4 fundamentals of data analytics for digital transformation
Many organizations run data science teams as separate silos of activity. These teams focus on gathering, cleaning and querying unstructured or “big” data, but they rarely touch data from transaction processing systems and corporate business processes, and might not even be members of the IT group. These “siloed” data scientists and analysts in analytics labs could soon be a thing of the past thanks to digital transformation.
Companies are digitizing virtually everything—from digital renderings of closets full of paper-based documents and photos to videos, CAD documents, social media feeds and voice recordings—and creating vast troves of unexploited and unstructured data.
As organizations invest in converting and storing all of this data in digital formats, they also expect returns from the investment. Minimally, they want to plumb this data for information and insights that can help their businesses.
Let’s say that you’re looking at the buying patterns of major customer A. You might take a look at the CRM system records of how many times your salespeople have contacted customer A and what the results were. Your marketing department might want to compare when customer A made purchases with the timing of product campaigns that the company promoted on social media. If there is an interruption in customer A’s buying pattern, your sales and customer service departments might also want to look at sentiment analytics from the customer’s last call about a product warranty or service issue.

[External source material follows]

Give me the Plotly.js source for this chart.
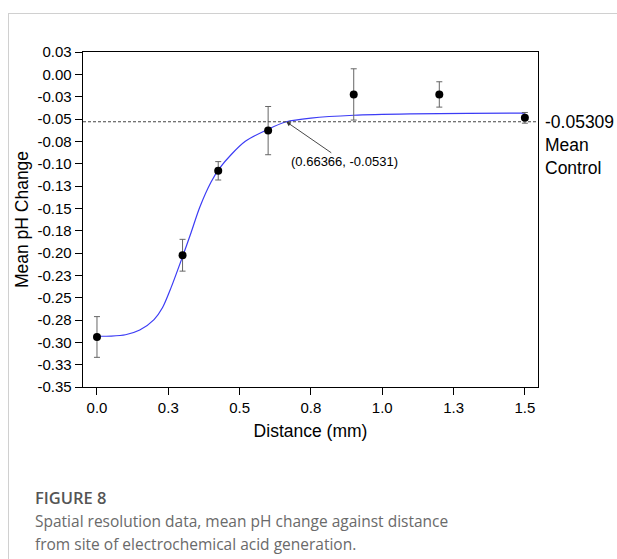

The takeaway for CIOs and IT leaders is clear: unstructured data from sources like newly digitized voice recordings and social media content has to be used together with transactional data from systems like CRM if you’re going to get a full picture of a particular customer’s situation that you can act on.
The twin challenges of systems integration and data sharing between disparate systems have forever been on the plates of CIOs. But with digital transformation in full force, there are now new market pressures to perform these integrations faster and with greater accuracy.